De facto, a visão total proporcionada pelo panóptico não se compadece com a antiga divisão entre a casa como lugar do privado e a rua como lugar daquilo que é público. Por isso, na obra desta artista, as fronteiras entre as antigas disciplinas artísticas, e sobretudo o encarar da escultura como uma das belas-artes, deixa de ter razão de existir. Cetim, lantejoulas, tecido estampado, pvc, todos os materiais tradicionalmente destinados às artes decorativas e desprovidos da perenidade que o mármore ou o bronze conferiam à obra de arte passam agora a ser matéria-prima da escultura. E, como se isto não bastasse, nem mesmo se pode falar de forma no sentido estrito: os ‘capitonés’ e almofadados, os dedos de plástico e as tiras de tecido tão leve aproximam mais estas peças das artes têxteis, atributo do sexo feminino desde sempre, do que da escultura como arte maior. Quase se diria estarmos perante almofadas, travesseiros, ou bonecos de pano.
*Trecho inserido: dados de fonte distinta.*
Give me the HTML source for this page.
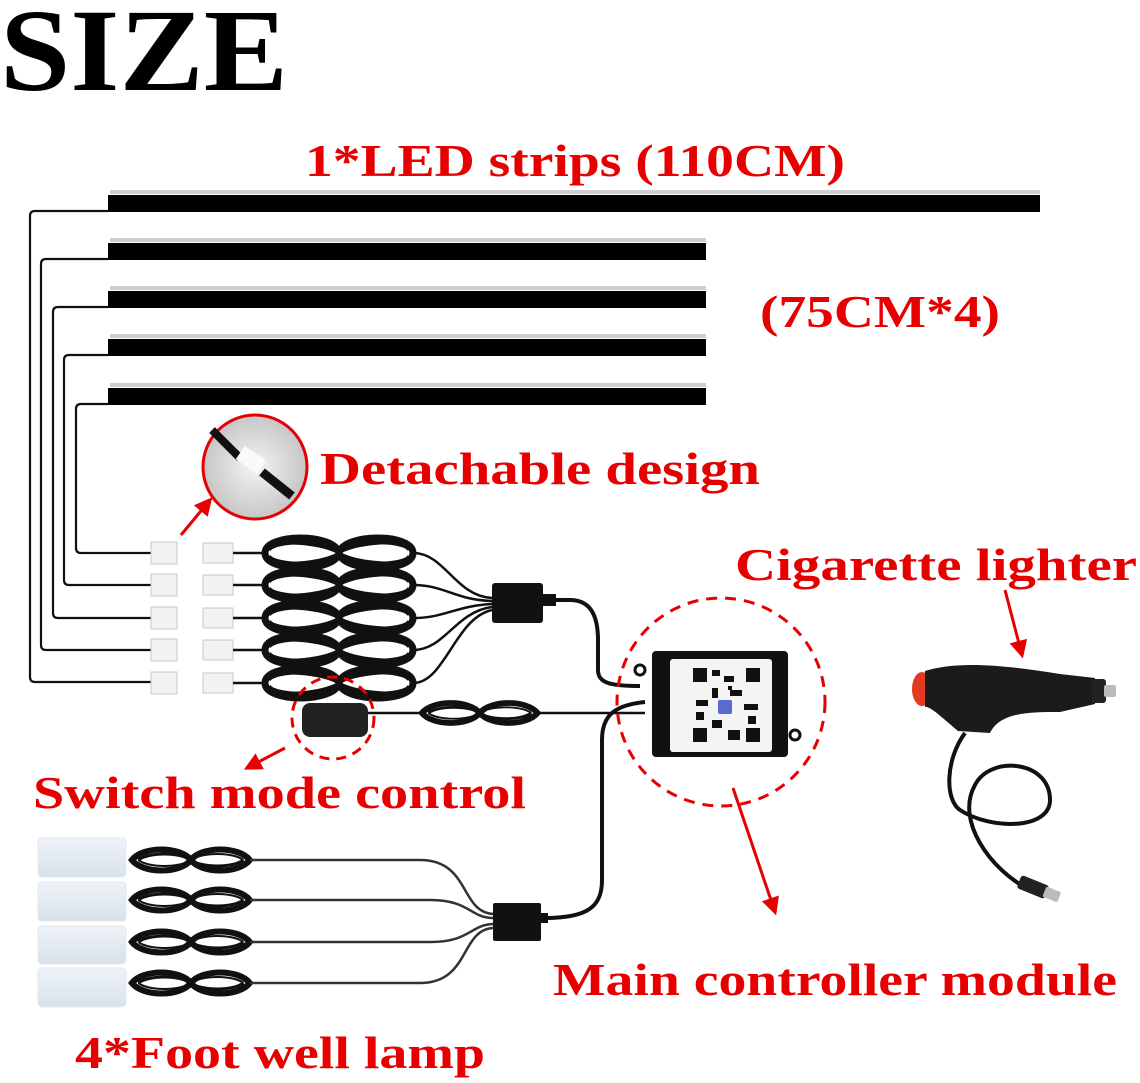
<!DOCTYPE html>
<html><head><meta charset="utf-8"><style>
html,body{margin:0;padding:0;background:#fff;width:1140px;height:1083px;overflow:hidden}
svg{display:block}
.r{fill:#e60000;font-family:"Liberation Serif",serif;font-weight:bold}
</style></head><body>
<svg width="1140" height="1083" viewBox="0 0 1140 1083" xmlns="http://www.w3.org/2000/svg">
<defs>
<marker id="ah" viewBox="0 0 10 10" refX="8" refY="5" markerWidth="6" markerHeight="6" orient="auto"><path d="M0,0 L10,5 L0,10 z" fill="#e60000"/></marker>
<radialGradient id="g1" cx="0.5" cy="0.5" r="0.6"><stop offset="0" stop-color="#f4f4f4"/><stop offset="1" stop-color="#bdbdbd"/></radialGradient>
<linearGradient id="lamp" x1="0" y1="0" x2="0" y2="1"><stop offset="0" stop-color="#eef3f8"/><stop offset="1" stop-color="#d8e2ea"/></linearGradient>
<g id="coil"><path d="M0,0 C10,-14 45,-14 55,0 C65,14 100,14 110,0 C100,-14 65,-14 55,0 C45,14 10,14 0,0 z" fill="none" stroke="#111" stroke-width="6"/><path d="M6,0 C15,-8 45,-8 55,0 C65,8 95,8 104,0" fill="none" stroke="#111" stroke-width="3"/><path d="M6,0 C15,8 45,8 55,0 C65,-8 95,-8 104,0" fill="none" stroke="#111" stroke-width="2"/></g>
<g id="bigcoil" fill="none" stroke="#111">
<path d="M0,0 C0,-20 70,-20 74,0 C78,20 148,20 148,0 C148,-20 78,-20 74,0 C70,20 0,20 0,0 z" stroke-width="7"/>
<path d="M4,-3 C10,-13 66,-14 74,0 C82,14 140,13 144,3" stroke-width="3.5"/>
<path d="M4,3 C10,13 66,14 74,0 C82,-14 140,-13 144,-3" stroke-width="3.5"/>
<path d="M10,-9 C30,-12 60,-8 74,0 C88,8 118,12 138,9" stroke-width="3"/>
<path d="M10,9 C30,12 60,8 74,0 C88,-8 118,-12 138,-9" stroke-width="2.5"/>
</g>
</defs>

<text x="0" y="90" font-family="Liberation Serif,serif" font-weight="bold" font-size="118" textLength="288" lengthAdjust="spacingAndGlyphs">SIZE</text>

<text class="r" x="305" y="176" font-size="46" textLength="540" lengthAdjust="spacingAndGlyphs">1*LED strips (110CM)</text>
<text class="r" x="760" y="327" font-size="46" textLength="240" lengthAdjust="spacingAndGlyphs">(75CM*4)</text>
<text class="r" x="320" y="484" font-size="46" textLength="440" lengthAdjust="spacingAndGlyphs">Detachable design</text>
<text class="r" x="735" y="580" font-size="46" textLength="402" lengthAdjust="spacingAndGlyphs">Cigarette lighter</text>
<text class="r" x="33" y="808" font-size="46" textLength="493" lengthAdjust="spacingAndGlyphs">Switch mode control</text>
<text class="r" x="553" y="995" font-size="46" textLength="564" lengthAdjust="spacingAndGlyphs">Main controller module</text>
<text class="r" x="75" y="1068" font-size="46" textLength="410" lengthAdjust="spacingAndGlyphs">4*Foot well lamp</text>

<g>
<rect x="110" y="190" width="930" height="4" fill="#cfcfcf"/><rect x="108" y="195" width="932" height="17" fill="#000"/>
<rect x="110" y="238" width="596" height="4" fill="#cfcfcf"/><rect x="108" y="243" width="598" height="17" fill="#000"/>
<rect x="110" y="286" width="596" height="4" fill="#cfcfcf"/><rect x="108" y="291" width="598" height="17" fill="#000"/>
<rect x="110" y="334" width="596" height="4" fill="#cfcfcf"/><rect x="108" y="339" width="598" height="17" fill="#000"/>
<rect x="110" y="383" width="596" height="4" fill="#cfcfcf"/><rect x="108" y="388" width="598" height="17" fill="#000"/>
</g>
<g fill="none" stroke="#111" stroke-width="2.2">
<path d="M108,211 H35 Q30,211 30,216 V677 Q30,682 35,682 H152"/>
<path d="M108,259 H46 Q41,259 41,264 V645 Q41,650 46,650 H152"/>
<path d="M108,307 H58 Q53,307 53,312 V613 Q53,618 58,618 H152"/>
<path d="M108,355 H69 Q64,355 64,360 V580 Q64,585 69,585 H152"/>
<path d="M108,404 H81 Q76,404 76,409 V548 Q76,553 81,553 H152"/>
</g>
<g fill="#f2f2f2" stroke="#c8c8c8" stroke-width="1">
<rect x="151" y="542" width="26" height="22"/><rect x="203" y="543" width="30" height="20"/>
<rect x="151" y="574" width="26" height="22"/><rect x="203" y="575" width="30" height="20"/>
<rect x="151" y="607" width="26" height="22"/><rect x="203" y="608" width="30" height="20"/>
<rect x="151" y="639" width="26" height="22"/><rect x="203" y="640" width="30" height="20"/>
<rect x="151" y="672" width="26" height="22"/><rect x="203" y="673" width="30" height="20"/>
</g>
<g stroke="#111" stroke-width="2.5"><path d="M233,553H266M233,585H266M233,618H266M233,650H266M233,683H266"/></g>
<g transform="translate(265,553)"><use href="#bigcoil"/></g>
<g transform="translate(265,585)"><use href="#bigcoil"/></g>
<g transform="translate(265,618)"><use href="#bigcoil"/></g>
<g transform="translate(265,650)"><use href="#bigcoil"/></g>
<g transform="translate(265,683)"><use href="#bigcoil"/></g>
<g fill="none" stroke="#111" stroke-width="2.5">
<path d="M413,553 C445,553 455,596 492,598"/><path d="M413,585 C445,585 455,600 492,601"/><path d="M413,618 C445,618 455,606 492,604"/><path d="M413,650 C445,650 455,612 492,607"/><path d="M413,683 C445,683 455,618 492,610"/>
</g>
<rect x="492" y="583" width="51" height="40" rx="3" fill="#111"/>
<rect x="542" y="594" width="14" height="12" fill="#111"/>
<path d="M555,600 H570 C590,600 598,615 598,640 V670 C598,683 610,686 640,686" fill="none" stroke="#111" stroke-width="4"/>
<rect x="302" y="703" width="66" height="34" rx="8" fill="#222"/>
<path d="M368,713 H424" stroke="#111" stroke-width="2.5"/>
<g transform="translate(422,713) scale(1.05,0.95)"><use href="#coil"/></g>
<path d="M537,713 H645" stroke="#111" stroke-width="2.5"/>
<circle cx="333" cy="718" r="41" fill="none" stroke="#e60000" stroke-width="3" stroke-dasharray="10,7"/>
<path d="M645,702 C615,705 602,715 602,740 V880 C602,905 590,918 545,918" fill="none" stroke="#111" stroke-width="4"/>
<rect x="652" y="651" width="136" height="106" rx="4" fill="#111"/>
<rect x="670" y="659" width="102" height="93" rx="3" fill="#f4f4f4"/>
<g fill="#111">
<rect x="693" y="668" width="14" height="14"/><rect x="746" y="668" width="14" height="14"/><rect x="693" y="728" width="14" height="14"/><rect x="746" y="728" width="14" height="14"/>
<rect x="712" y="670" width="8" height="6"/><rect x="724" y="676" width="10" height="6"/><rect x="712" y="688" width="6" height="10"/><rect x="730" y="690" width="12" height="6"/><rect x="696" y="700" width="12" height="6"/><rect x="744" y="704" width="14" height="6"/><rect x="712" y="720" width="10" height="8"/><rect x="728" y="730" width="12" height="10"/><rect x="696" y="712" width="8" height="8"/><rect x="748" y="716" width="8" height="8"/><rect x="728" y="686" width="4" height="4"/>
</g>
<rect x="718" y="700" width="14" height="14" rx="2" fill="#5a6bd0"/>
<circle cx="640" cy="670" r="5" fill="#fff" stroke="#111" stroke-width="3"/>
<circle cx="795" cy="735" r="5" fill="#fff" stroke="#111" stroke-width="3"/>
<circle cx="721" cy="702" r="104" fill="none" stroke="#e60000" stroke-width="3" stroke-dasharray="11,8"/>
<ellipse cx="922" cy="689" rx="10" ry="17" fill="#e33b22"/>
<path d="M925,671 C960,660 1010,666 1060,674 L1095,678 V704 L1060,712 C1030,712 1000,712 990,733 L958,731 C940,716 930,706 925,707 z" fill="#1b1b1b"/>
<rect x="1092" y="679" width="14" height="24" rx="3" fill="#222"/>
<rect x="1104" y="685" width="12" height="12" rx="2" fill="#bbb"/>
<path d="M965,733 C945,760 945,800 960,810 C990,830 1050,830 1050,800 C1050,760 990,755 975,785 C955,820 990,870 1030,890" fill="none" stroke="#111" stroke-width="4"/>
<rect x="1018" y="880" width="30" height="14" rx="3" fill="#222" transform="rotate(22 1033 887)"/>
<rect x="1044" y="889" width="16" height="11" rx="2" fill="#bbb" transform="rotate(22 1052 894)"/>
<circle cx="255" cy="467" r="52" fill="url(#g1)" stroke="#e60000" stroke-width="3"/>
<path d="M212,430 L240,458" stroke="#111" stroke-width="8"/>
<rect x="238" y="452" width="26" height="16" fill="#fafafa" transform="rotate(35 251 460)"/>
<path d="M262,472 L292,496" stroke="#111" stroke-width="9"/>
<g stroke="#e60000" stroke-width="3" fill="none" marker-end="url(#ah)">
<path d="M181,535 L210,500"/>
<path d="M1005,590 L1022,655"/>
<path d="M285,748 L247,768"/>
<path d="M733,788 L775,912"/>
</g>
<g fill="url(#lamp)" stroke="#e4e8ec">
<rect x="38" y="838" width="88" height="39" rx="4"/><rect x="38" y="882" width="88" height="39" rx="4"/><rect x="38" y="926" width="88" height="38" rx="4"/><rect x="38" y="968" width="88" height="39" rx="4"/>
</g>
<g transform="translate(132,860) scale(1.07,1)"><use href="#coil"/></g>
<g transform="translate(132,900) scale(1.07,1)"><use href="#coil"/></g>
<g transform="translate(132,942) scale(1.07,1)"><use href="#coil"/></g>
<g transform="translate(132,983) scale(1.07,1)"><use href="#coil"/></g>
<g fill="none" stroke="#333" stroke-width="2.5">
<path d="M250,860 H420 C470,860 460,912 493,914"/>
<path d="M250,900 H430 C470,900 470,918 493,918"/>
<path d="M250,942 H430 C470,942 470,925 493,924"/>
<path d="M250,983 H420 C470,983 460,930 493,928"/>
</g>
<rect x="493" y="903" width="48" height="38" rx="2" fill="#111"/>
<rect x="540" y="913" width="8" height="10" fill="#111"/>
</svg>
</body></html>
Mas tudo isto tem muito pouco a ver com qualquer brincadeira. Por isso, o que o espelho nos reenvia não é a imagem da beleza, como o fazia antigamente, e muito menos a imagem própria, distinta de todas as outras existentes no mundo, e que permite a cada um afirmar-se a si próprio como distinto de todos os outros. O que a imagem no espelho nos mostra é um tecido para corpos dóceis, mesmo que essa docilidade seja aparente e seja apenas a pele de uma muda revolta.